We arrived at the Geffen Playhouse in Los Angles only to find ourselves entering the auditorium of Howard University Law School in Washington DC. Applause erupted as our eminent lecturer appeared on stage, his arthritic shuffle unable to disguise the vitality of his spirit. His voice, though croaking with age, resounded with authority and commanded full attention. This is a man who, with his passion for justice, held our country accountable to its Constitutional foundation of equal rights. Wielding the law as his weapon, (as he would proudly proclaim throughout his story), he not only helped dissolve segregation in our country, but became an emblem of progress as the first African American Supreme Court Justice.
Both an educational history lesson and a compelling personal narrative, Thurgood recounts the life of Supreme Court Justice Thurgood Marshall. This one-man show, written by Emmy Award winning George Stevens Jr, is like a performed memoir, bringing Justice Marshall back to life to speak about his experiences and his crusade for justice. The play’s personable discourse rid it of any resemblance to a droning high school history class (we’ve all been there), and I found myself captivated by the story. Laurence Fishburne all but reincarnated Justice Marshall on stage, speaking about his life with such insight, wisdom, and poignancy that he seemed to be channeling Thurgood’s spirit directly. Depicting Thurgood from young adulthood through his final years, Fishburne delivered an impressive range of physicality and vocal inflection. As the solo performer, he remained fully committed to each moment—his energy never faltered throughout the entire 90-minute performance, and neither did my interest.

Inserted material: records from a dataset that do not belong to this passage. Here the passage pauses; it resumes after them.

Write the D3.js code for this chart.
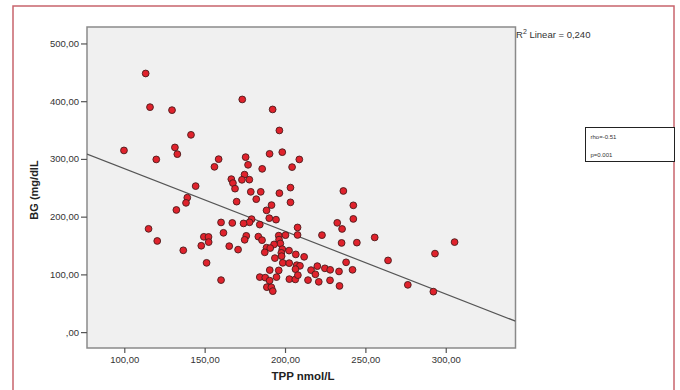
<!DOCTYPE html>
<html>
<head>
<meta charset="utf-8">
<script src="https://cdn.jsdelivr.net/npm/d3@7"></script>
<style>
  html, body { margin: 0; padding: 0; background: #fff; }
  svg { display: block; }
  text { font-family: "Liberation Sans", Arial, sans-serif; }
</style>
</head>
<body>
<svg id="chart" width="680" height="390"></svg>
<script>
// ---- data ----
const tpp = [113.3,116.0,129.7,173.4,192.3,196.5,141.5,99.8,131.5,133.0,119.9,158.7,156.1,175.5,177.0,190.4,198.3,208.9,204.4,185.8,
  166.6,167.6,174.8,173.2,177.8,168.9,144.4,178.7,184.9,196.5,203.4,139.2,236.3,182.1,169.9,191.6,188.5,203.4,132.4,138.4,
  190.2,194.4,179.2,177.9,174.2,167.2,160.2,184.3,115.1,120.5,136.7,149.5,152.4,152.5,147.9,151.2,160.2,161.7,165.3,170.8,
  175.9,174.9,183.4,185.7,196.1,196.3,200.3,207.8,207.8,223.0,232.5,235.5,235.2,242.5,242.5,244.7,255.8,305.5,293.3,264.1,
  238.0,242.0,233.6,233.9,276.4,292.3,197.1,193.2,188.5,187.4,198.3,202.5,197.7,197.9,193.7,198.6,202.6,206.7,211.9,207.3,
  209.3,206.5,196.1,190.5,184.3,187.7,190.4,194.7,202.7,206.4,208.0,214.3,216.2,218.9,221.0,220.1,224.8,228.1,228.0,188.7,
  191.5,192.4,190.8];
const bg = [448.0,389.7,384.5,403.0,385.7,349.3,341.7,314.7,319.9,308.3,299.1,299.6,286.3,303.1,289.8,308.8,311.7,299.1,285.8,282.8,
  265.0,258.1,272.8,263.8,264.1,248.5,252.9,243.0,243.0,240.7,250.3,232.9,244.5,230.3,226.0,220.0,210.9,224.8,211.6,223.9,
  197.4,194.8,195.7,190.2,188.3,189.1,190.0,186.2,178.9,157.9,141.7,165.1,164.9,155.9,149.6,120.0,90.1,172.0,148.9,142.9,
  166.8,159.9,165.4,159.3,167.1,160.2,168.0,181.3,168.3,168.0,189.3,178.7,154.5,219.6,196.1,155.0,164.0,155.9,136.0,124.2,
  120.9,107.9,105.1,80.0,81.9,70.1,153.6,151.9,146.3,138.2,143.7,141.2,137.3,131.6,128.2,120.0,119.5,134.6,130.4,116.0,
  114.8,109.1,106.9,107.4,95.3,94.4,89.2,95.3,91.8,91.3,98.7,90.1,107.4,100.1,87.1,114.3,110.5,107.9,89.7,77.9,
  77.6,71.0,145.6];
const xTickValues = [100, 150, 200, 250, 300];
const xTickLabels = ["100,00", "150,00", "200,00", "250,00", "300,00"];
const yTickValues = [0, 100, 200, 300, 400, 500];
const yTickLabels = [",00", "100,00", "200,00", "300,00", "400,00", "500,00"];
const fitIntercept = 391.9;   // fit line
const fitSlope = -1.086;
const r2Label = "0,240";
const rhoLabel = "rho=-0.51";
const pLabel = "p=0.001";
const xTitle = "TPP nmol/L";
const yTitle = "BG (mg/dlL";

// ---- layout ----
const svg = d3.select("#chart");
const L = 87, T = 27, R = 515.5, B = 348;
const xDomain = [76.8, 343.4];
const yDomain = [-27.5, 528.5];
const x = d3.scaleLinear().domain(xDomain).range([L, R]);
const y = d3.scaleLinear().domain(yDomain).range([B, T]);

// outer frame
svg.append("rect").attr("x", 13).attr("y", 6).attr("width", 661).attr("height", 400)
  .attr("fill", "none").attr("stroke", "#c8646c").attr("stroke-width", 1.5);

// plot background
svg.append("rect").attr("x", L).attr("y", T).attr("width", R - L).attr("height", B - T)
  .attr("fill", "#f0f0f0").attr("stroke", "#8a8a8a").attr("stroke-width", 1.5);

// axes
const yAxis = d3.axisLeft(y).tickValues(yTickValues)
  .tickFormat((d, i) => yTickLabels[i]).tickSize(6).tickPadding(2);
const gy = svg.append("g").attr("transform", `translate(${L},0)`).call(yAxis);
gy.select(".domain").remove();
gy.selectAll("line").attr("stroke", "#555").attr("stroke-width", 1.2);
gy.selectAll("text").attr("font-size", 9.5).attr("fill", "#333");

const xAxis = d3.axisBottom(x).tickValues(xTickValues)
  .tickFormat((d, i) => xTickLabels[i]).tickSize(5).tickPadding(3);
const gx = svg.append("g").attr("transform", `translate(0,${B})`).call(xAxis);
gx.select(".domain").remove();
gx.selectAll("line").attr("stroke", "#555").attr("stroke-width", 1.2);
gx.selectAll("text").attr("font-size", 9.5).attr("fill", "#333");

// clip for fit line
svg.append("clipPath").attr("id", "plotclip").append("rect")
  .attr("x", L).attr("y", T).attr("width", R - L).attr("height", B - T);

// fit line
svg.append("line")
  .attr("clip-path", "url(#plotclip)")
  .attr("x1", x(xDomain[0])).attr("y1", y(fitIntercept + fitSlope * xDomain[0]))
  .attr("x2", x(xDomain[1])).attr("y2", y(fitIntercept + fitSlope * xDomain[1]))
  .attr("stroke", "#555").attr("stroke-width", 1.2);

// points
svg.append("g").selectAll("circle").data(tpp.map((v, i) => [v, bg[i]])).join("circle")
  .attr("cx", d => x(d[0])).attr("cy", d => y(d[1])).attr("r", 3.4)
  .attr("fill", "#e0222c").attr("stroke", "#4a1c1c").attr("stroke-width", 0.9);

// axis titles
svg.append("text").attr("x", 303).attr("y", 380).attr("text-anchor", "middle")
  .attr("font-size", 11.5).attr("font-weight", "bold").attr("fill", "#222").text(xTitle);
svg.append("text").attr("transform", "translate(38,190) rotate(-90)").attr("text-anchor", "middle")
  .attr("font-size", 11).attr("font-weight", "bold").attr("fill", "#222").text(yTitle);

// R2 label
const r2 = svg.append("text").attr("x", 516).attr("y", 38).attr("font-size", 9.5).attr("fill", "#333");
r2.append("tspan").text("R");
r2.append("tspan").attr("dy", -4).attr("font-size", 7).text("2");
r2.append("tspan").attr("dy", 4).text(" Linear = " + r2Label);

// stats box
svg.append("rect").attr("x", 585.5).attr("y", 127.5).attr("width", 89).attr("height", 34)
  .attr("fill", "#fff").attr("stroke", "#222").attr("stroke-width", 1);
svg.append("text").attr("x", 590.5).attr("y", 138.5).attr("font-size", 6).attr("fill", "#333").text(rhoLabel);
svg.append("text").attr("x", 590.5).attr("y", 156.5).attr("font-size", 6).attr("fill", "#333").text(pLabel);
</script>
</body>
</html>
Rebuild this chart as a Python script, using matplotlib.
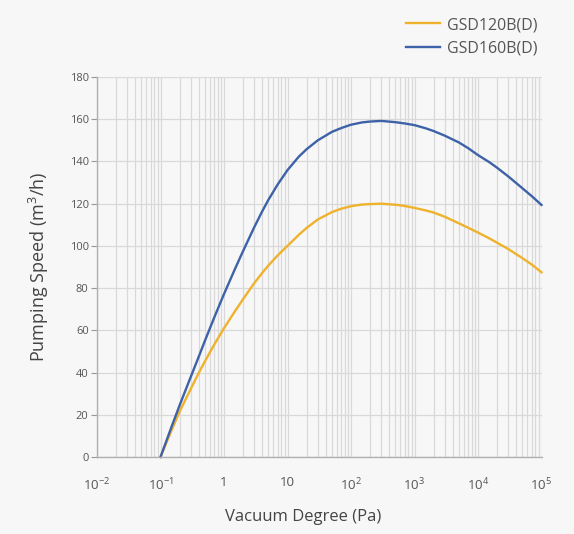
import matplotlib
matplotlib.use("Agg")
import matplotlib.pyplot as plt
from matplotlib.ticker import LogLocator, FixedLocator, NullFormatter

plt.rcParams['font.family'] = ['Open Sans', 'DejaVu Sans']
plt.rcParams['mathtext.fontset'] = 'custom'
plt.rcParams['mathtext.rm'] = 'Open Sans'
plt.rcParams['mathtext.it'] = 'Open Sans'
plt.rcParams['mathtext.default'] = 'regular'

# Data
pressure = [0.1, 0.15, 0.2, 0.3, 0.4, 0.5, 0.7, 1, 1.5, 2, 3, 4, 5, 7, 10, 15, 20, 30,
            50, 70, 100, 150, 200, 300, 500, 700, 1000, 1500, 2000, 3000, 5000, 7000,
            1e4, 1.5e4, 2e4, 3e4, 5e4, 7e4, 1e5]
gsd120 = [0, 12.8, 21.5, 32.3, 39.8, 45.3, 53.2, 61, 69.2, 74.8, 82.4, 87.2, 90.7, 95.5,
          100, 105.2, 108.5, 112.5, 116, 117.6, 118.8, 119.6, 119.8, 120, 119.5,
          118.9, 118, 116.8, 115.8, 113.8, 110.7, 108.6, 106.3, 103.6, 101.5, 98.5,
          94.2, 91.2, 87.5]
gsd160 = [0, 14.5, 24.5, 38, 47.5, 55, 66, 77.2, 89.3, 97.6, 108.9, 116.4, 121.8, 129.1,
          135.9, 142.2, 145.8, 150, 154, 155.8, 157.4, 158.5, 158.9, 159.2, 158.6,
          158, 157.2, 155.7, 154.4, 152.2, 149, 146.3, 143, 139.7, 137, 132.9,
          127.3, 123.6, 119.4]
series_names = ["GSD120B(D)", "GSD160B(D)"]
x_ticks = [1e-2, 1e-1, 1, 10, 1e2, 1e3, 1e4, 1e5]
x_tick_labels = [r"$10^{-2}$", r"$10^{-1}$", "1", "10", r"$10^{2}$", r"$10^{3}$",
                 r"$10^{4}$", r"$10^{5}$"]
y_ticks = list(range(0, 181, 20))

bg = "#f7f7f7"
fig = plt.figure(figsize=(5.74, 5.34), dpi=100, facecolor=bg)
ax = fig.add_axes([97/574, 1-457/534, (541.5-97)/574, (457-77)/534])
ax.set_facecolor(bg)

ax.set_xscale("log")
ax.set_xlim(1e-2, 1e5)
ax.set_ylim(0, 180)

ax.xaxis.set_major_locator(FixedLocator(x_ticks))
ax.set_xticklabels(x_tick_labels)
ax.xaxis.set_minor_locator(LogLocator(base=10, subs=range(2, 10), numticks=100))
ax.xaxis.set_minor_formatter(NullFormatter())
ax.set_yticks(y_ticks)

grid_c = "#d9d9d9"
ax.grid(True, which="both", axis="x", color=grid_c, lw=0.9)
ax.grid(True, which="major", axis="y", color=grid_c, lw=0.9)
ax.set_axisbelow(True)

for s in ["top", "right"]:
    ax.spines[s].set_visible(False)
for s in ["left", "bottom"]:
    ax.spines[s].set_color("#b0b0b0")
    ax.spines[s].set_linewidth(1.0)

ax.tick_params(axis="y", which="major", length=4, color="#999999", labelsize=8,
               labelcolor="#555555", pad=2)
ax.tick_params(axis="x", which="both", length=0, labelsize=9.5, labelcolor="#555555",
               pad=14)

ax.plot(pressure, gsd120, color="#efb22c", lw=1.7, label=series_names[0],
        solid_joinstyle="round", clip_on=False)
ax.plot(pressure, gsd160, color="#3d62a7", lw=1.7, label=series_names[1],
        solid_joinstyle="round", clip_on=False)

ax.set_xlabel("Vacuum Degree (Pa)", fontsize=12, color="#444444")
ax.xaxis.set_label_coords((303.5-97)/444.5, -(517-457)/380, transform=ax.transAxes)
ax.xaxis.label.set_va("center")
ax.set_ylabel(r"Pumping Speed (m$^3$/h)", fontsize=13, color="#444444", labelpad=13)

leg = fig.legend(loc="upper left", bbox_to_anchor=(406/574, 1-17/534), frameon=False,
                 fontsize=11.5, handlelength=2.15, handletextpad=0.4, labelspacing=0.5,
                 borderpad=0, borderaxespad=0, labelcolor="#555555")

fig.savefig("out.png", dpi=100, facecolor=bg)
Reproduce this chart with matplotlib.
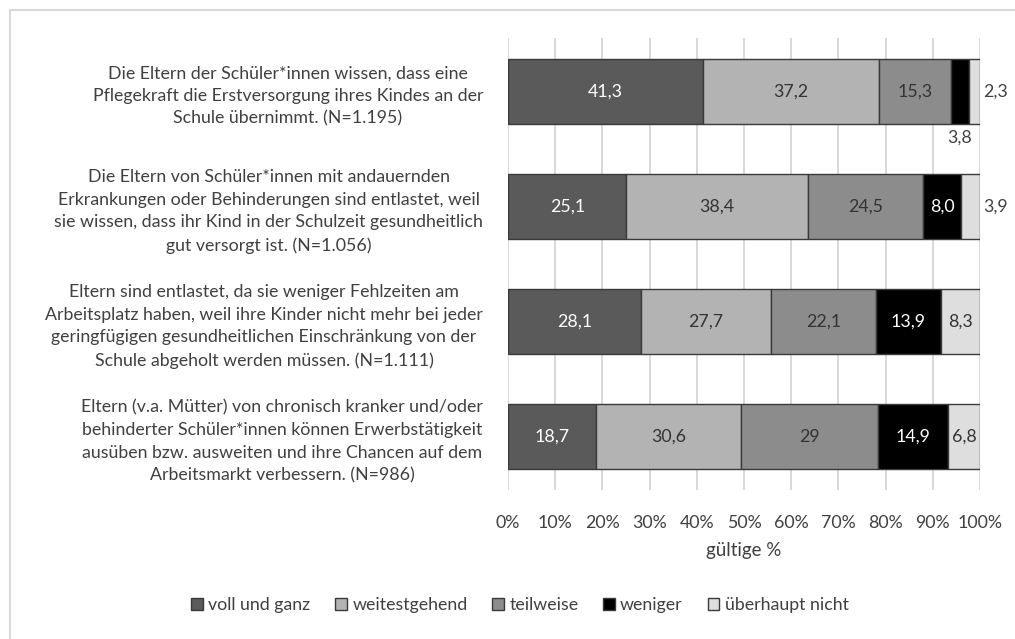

Besides Fishburne’s brilliant performance, Leonard Foglia’s directorial choices prevented the play from becoming stale or stagnant (a universal challenge in theatre that is magnified with only a single performer). He utilized the space by setting various vignettes in different areas of the stage, which added visual interest and helped Fishburn’s performance remain fresh.
The set itself was simple yet effective—a stately, mahogany table surrounded by a few chairs, a podium centered behind the table, and a white, stucco American flag backdrop onto which images were projected. The lighting and sound design enhanced the show further by bringing elements of Fishburn’s monologues to life, embellishing his stories with fitting sound effects and establishing different moods with the lighting. Every aspect of this show contributed to the play’s success, coming together in a harmonious balance of education and entertainment.
Thurgood was indeed thoroughly great.
Thurgood is running at the Geffen Playhouse in Los Angeles until August 8.